First, the plot. We see Arthur Curry’s (Jason Momoa) origin, told quickly early on and finished through some flashbacks interspersed with current action. He’s the first-born son of the Queen of Atlantis (Nicole Kidman) after she falls in love with a fisherman. Being half-human, he is hidden from the Queen’s underwater husband, made to grow up on the land. The Queen returns to Atlantis and has another son, Orm (Patrick Wilson), who eventually becomes king. Orm, because we surface-dwellers have polluted the sea, wants to declare war on the land. To do so, he’ll need to have allegiance from 3 other underwater kingdoms. One concerned citizen from one of those neighboring kingdoms (Amber Heard) heads to the land to convince Arthur to claim his throne and prevent a truly global war. Everything pretty much plays out as expected from there.

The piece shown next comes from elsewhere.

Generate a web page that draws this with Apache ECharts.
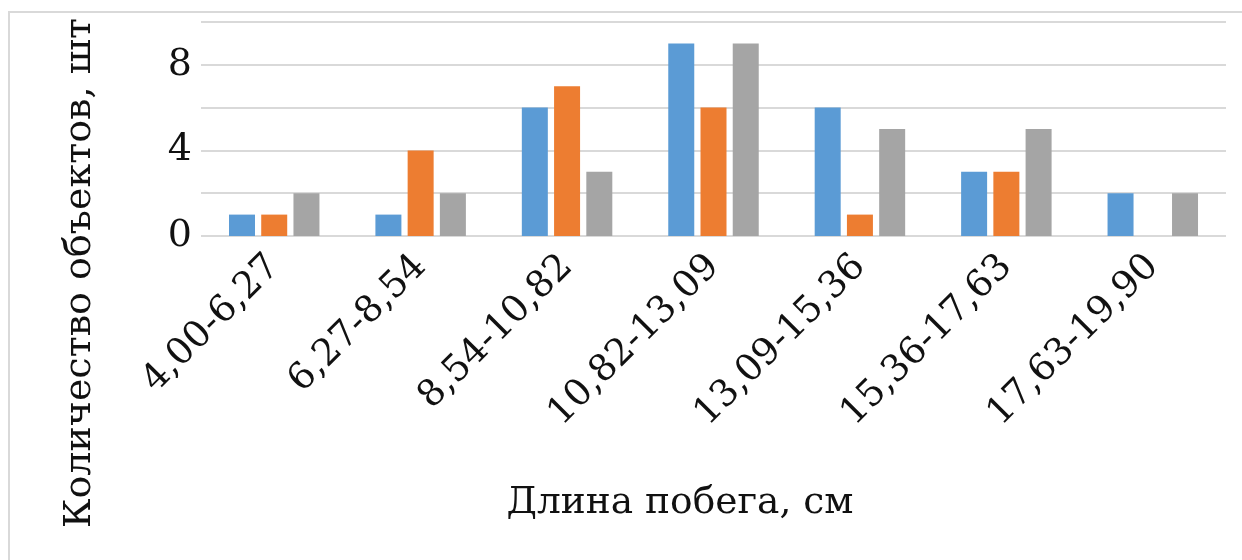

There’s so much about this movie that is abjectly terrible, you really start to think about the decisions – and it’s hard to come to any conclusion other than it’s all intentional. After all, the filmmakers understood that certain lines of serious dialogue would garner laughter from the crowd, right? “Where I come from, the sea wipes our tears away.” “Here we feel them.” Two professional thespians had to speak that nonsense to one another. When Aquaman asks, after yet another guitar riff announces his arrival onto a submarine, “Permission to come aboard?”, this wasn’t an accident. There’s so much to laugh at in Aquaman, you have to assume this was meant to sound like comic book dialogue, perhaps one of the most faithful comic book movies to the form in that regard.

Black Mantis, one of Aquaman’s villains. (photo courtesy of Warner Brothers)

As a result, Aquaman was a blast. There’s a certain thrill of sitting in a theater, wondering what ridiculously dumb thing might happen next. It’s all so over-the-top bad, from the costume designs (one underwater king looks like Jim Carrey’s The Mask while a major villain looks more or less like Dark Helmet from Spaceballs) to the soundtrack (when Aquaman goes to the Sahara, the movie provides the most hilariously stupid song choice to announce his arrival), it’s just an incredible amount of fun. And, after those first five minutes where you wonder, “Is this movie being serious?”, you finally get your answer when Dolph Lundgren shows up as an underwater king. Thor got Anthony Hopkins to play its wise old king. Thor is attempting to be a straight-faced movie. This has Ivan Drago riding a seahorse, avoiding explosions. This silliness is key. If you felt earnestness from these choices, it would be terribly uncomfortable to continue watching. Instead, it kind of enables you to laugh along with the absurdity on the screen.

That being said, there are some moments where director James Wan and his team actually do take a chance to show off. There’s a fight scene that features two fights, one on rooftops and the other at ground level, and it’s shot in a really cool manner. It manages to move from one to the other without letting us forget about the last one, and we know where everything is taking place, relatively. The underwater fight scenes are reminiscent of George Lucas’ space battles in the Star Wars prequels (possibly because there are lasers here as well, because why not). They are kind of breathtaking in their scope, a relentless barrage of sights and colors on your eyes. It is, at times, a very pretty film.

Aquaman also sounds absolutely great. Perhaps it owes part of this to my seeing the film in a Dolby Atmos Theater, but the film shows off its sound effects just as much as its visual effects. From underwater blasts and voice effects to the hum from a brandished trident, there’s so much to take in aurally.

So, how did Aquaman break my scale? It is simultaneously brilliant and awful. How can something be a 4 star movie when the performances and dialogue are among the worst you’ve seen or heard in a movie? And how can something be a 1 star movie when it delights you so? I’ll leave the stars to the heavens. Aquaman is delightfully entertaining, and that’s really all that matters. Go see this big, loud movie in the biggest, loudest theater you can find, and revel in its stupidity, just like this goat:

https://www.youtube.com/watch?v=KDG4zH3cxVY

Is It Watchlist-Worthy? Hell yes. It ain’t Shakespeare, but it’s dumb fun.